The participating countries will work towards the completion of RCEP talks by next year instead.
Negotiations have taken longer than usual due to the unique challenges confronting a mega free trade deal such as the RCEP, explained Mr Lee.
For a number of countries, this would be the first time working on a free trade agreement with each other, he added.
It was understood that leaders were unable to iron out key terms of the agreement in time, despite best efforts to push for a substantial conclusion to what would be the world’s largest free trade deal by the year-end.
The finalisation of the RCEP has been a key priority for Singapore, as chair of the 10-member Asean this year.
The RCEP is made up of Asean and six key partners with which the bloc has existing free trade agreements - China, South Korea, Japan, India, Australia and New Zealand. They account for almost half of the world’s population, contributing about 30 per cent of global gross domestic product, and over a quarter of world exports.
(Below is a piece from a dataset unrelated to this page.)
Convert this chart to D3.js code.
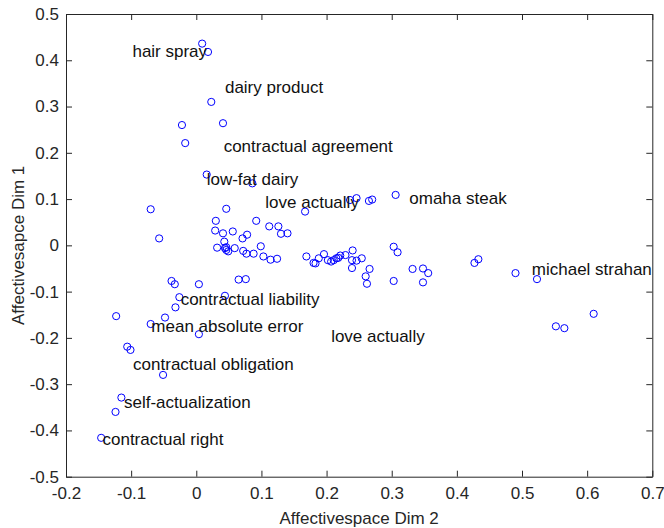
<!DOCTYPE html>
<html>
<head>
<meta charset="utf-8">
<script src="https://cdn.jsdelivr.net/npm/d3@7"></script>
<style>
  html, body { margin: 0; padding: 0; background: #fff; }
  svg { display: block; font-family: "Liberation Sans", Arial, Helvetica, sans-serif; }
</style>
</head>
<body>
<svg id="chart" width="664" height="528"></svg>
<script>
// Affectivespace projection: Dim 2 (x) against Dim 1 (y)
const dim2 = [
  0.009, 0.018, 0.023, -0.022, -0.017, 0.041, 0.016, 0.086, -0.070, -0.057,
  0.046, 0.030, 0.092, 0.029, 0.041, 0.056, 0.112, 0.126, 0.130, 0.140,
  0.078, 0.071, 0.043, 0.032, 0.044, 0.046, 0.049, 0.046, 0.059, 0.072,
  0.077, 0.088, 0.099, 0.103, 0.114, 0.124, 0.167, 0.236, 0.246, 0.265,
  0.270, 0.306, 0.169, 0.180, 0.183, 0.188, 0.196, 0.202, 0.207, 0.211,
  0.215, 0.218, 0.221, 0.229, 0.240, 0.239, 0.239, 0.246, 0.254, 0.266,
  0.260, 0.262, 0.303, 0.309, 0.303, 0.332, 0.348, 0.356, 0.348, 0.427,
  0.433, 0.490, 0.523, 0.552, 0.565, 0.610, -0.038, -0.033, 0.004, -0.026,
  -0.032, -0.048, -0.123, -0.070, 0.004, -0.106, -0.101, -0.051, -0.115, -0.124,
  -0.146, 0.065, 0.076, 0.044
];
const dim1 = [
  0.436, 0.418, 0.310, 0.260, 0.221, 0.264, 0.153, 0.134, 0.078, 0.015,
  0.079, 0.053, 0.053, 0.032, 0.026, 0.030, 0.041, 0.041, 0.025, 0.026,
  0.023, 0.015, 0.008, -0.005, -0.006, -0.010, -0.013, -0.004, -0.006, -0.012,
  -0.018, -0.018, -0.002, -0.024, -0.031, -0.029, 0.073, 0.098, 0.102, 0.096,
  0.099, 0.109, -0.024, -0.038, -0.039, -0.028, -0.019, -0.032, -0.035, -0.032,
  -0.028, -0.027, -0.022, -0.021, -0.011, -0.032, -0.049, -0.033, -0.028, -0.051,
  -0.067, -0.083, -0.003, -0.015, -0.077, -0.051, -0.050, -0.060, -0.080, -0.038,
  -0.030, -0.060, -0.073, -0.175, -0.179, -0.148, -0.077, -0.084, -0.084, -0.112,
  -0.134, -0.156, -0.153, -0.170, -0.192, -0.219, -0.226, -0.280, -0.329, -0.360,
  -0.416, -0.074, -0.073, -0.109
];

// Concept labels and where each one is written
const labelText = [
  "hair spray", "dairy product", "contractual agreement", "low-fat dairy",
  "love actually", "omaha steak", "michael strahan", "contractual liability",
  "mean absolute error", "love actually", "contractual obligation",
  "self-actualization", "contractual right"
];
const labelX = [-0.098, 0.044, 0.042, 0.016, 0.106, 0.327, 0.515, -0.024, -0.069, 0.207, -0.097, -0.111, -0.144];
const labelY = [0.420, 0.343, 0.215, 0.143, 0.093, 0.103, -0.051, -0.117, -0.174, -0.195, -0.257, -0.338, -0.419];

const xTicks = [-0.2, -0.1, 0, 0.1, 0.2, 0.3, 0.4, 0.5, 0.6, 0.7];
const yTicks = [-0.5, -0.4, -0.3, -0.2, -0.1, 0, 0.1, 0.2, 0.3, 0.4, 0.5];
const xTitle = "Affectivespace Dim 2";
const yTitle = "Affectivesapce Dim 1";

const plotLeft = 66, plotRight = 652.3, plotTop = 14, plotBottom = 476.7;
const axisColor = "#262626";
const fontSize = 17;

const svg = d3.select("#chart");
const x = d3.scaleLinear().domain([-0.2, 0.7]).range([plotLeft, plotRight]);
const y = d3.scaleLinear().domain([-0.5, 0.5]).range([plotBottom, plotTop]);

const fmt = v => (Math.abs(v) < 1e-9 ? "0" : String(+v.toFixed(1)));

// Box axes with inward ticks on all four sides
function styleAxis(g, showLabels) {
  g.select(".domain").attr("stroke", axisColor).attr("stroke-width", 1);
  g.selectAll(".tick line").attr("stroke", axisColor).attr("stroke-width", 1);
  g.selectAll(".tick text")
    .attr("fill", axisColor)
    .style("font-size", fontSize + "px")
    .style("font-family", '"Liberation Sans", Arial, sans-serif')
    .style("display", showLabels ? null : "none");
}

svg.append("g")
  .attr("transform", `translate(0,${plotBottom})`)
  .call(d3.axisBottom(x).tickValues(xTicks).tickFormat(fmt).tickSizeInner(-6).tickSizeOuter(0).tickPadding(10))
  .call(g => styleAxis(g, true));

svg.append("g")
  .attr("transform", `translate(0,${plotTop})`)
  .call(d3.axisTop(x).tickValues(xTicks).tickSizeInner(-6).tickSizeOuter(0))
  .call(g => styleAxis(g, false));

svg.append("g")
  .attr("transform", `translate(${plotLeft},0)`)
  .call(d3.axisLeft(y).tickValues(yTicks).tickFormat(fmt).tickSizeInner(-6).tickSizeOuter(0).tickPadding(7))
  .call(g => styleAxis(g, true));

svg.append("g")
  .attr("transform", `translate(${plotRight},0)`)
  .call(d3.axisRight(y).tickValues(yTicks).tickSizeInner(-6).tickSizeOuter(0))
  .call(g => styleAxis(g, false));

// Axis titles
svg.append("text")
  .attr("x", (plotLeft + plotRight) / 2)
  .attr("y", 524)
  .attr("text-anchor", "middle")
  .attr("fill", axisColor)
  .style("font-size", fontSize + "px")
  .text(xTitle);

svg.append("text")
  .attr("transform", `translate(24,${(plotTop + plotBottom) / 2}) rotate(-90)`)
  .attr("text-anchor", "middle")
  .attr("fill", axisColor)
  .style("font-size", fontSize + "px")
  .text(yTitle);

// Data points as open circles
const points = dim2.map((d, i) => ({ x: d, y: dim1[i] }));
svg.append("g")
  .selectAll("circle")
  .data(points)
  .join("circle")
  .attr("cx", d => x(d.x))
  .attr("cy", d => y(d.y))
  .attr("r", 3.6)
  .attr("fill", "none")
  .attr("stroke", "#0000ff")
  .attr("stroke-width", 1);

// Concept annotations
const labels = labelText.map((t, i) => ({ t, x: labelX[i], y: labelY[i] }));
svg.append("g")
  .selectAll("text")
  .data(labels)
  .join("text")
  .attr("x", d => x(d.x))
  .attr("y", d => y(d.y))
  .attr("dy", "0.35em")
  .attr("fill", "#111")
  .style("font-size", fontSize + "px")
  .text(d => d.t);
</script>
</body>
</html>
RCEP talks have dragged on for five years as member countries have been unable to agree on key terms such as the movement of labour, treatment of services and market access.
The trade deal has often been referred to as an alternative to the previously US-led Trans-Pacific Partnership (TPP), partly began to counter the US’ economic might and influence in the region.
A wide range of issues are being covered in the RCEP negotiation including trade in goods, trade in services, investment, economic and technical cooperation, intellectual property, competition, dispute settlement, e-commerce, small and medium-sized enterprises (SMEs) and more.
Since Tuesday, trade officials from the various participating countries have spoken up about the diminishing odds for the RCEP to be concluded by this year.
In a speech in Singapore on Tuesday, Chinese Premier Li Keqiang said that he hoped that the RCEP talks would be completed next year.
“With the headwind of trade protectionism, free trade is facing some difficulties,” Mr Li said.
Australian and Indian trade ministers had also told reporters on the sidelines that the RCEP talks would take longer than expected as more time is needed to reach an agreement that would benefit all countries.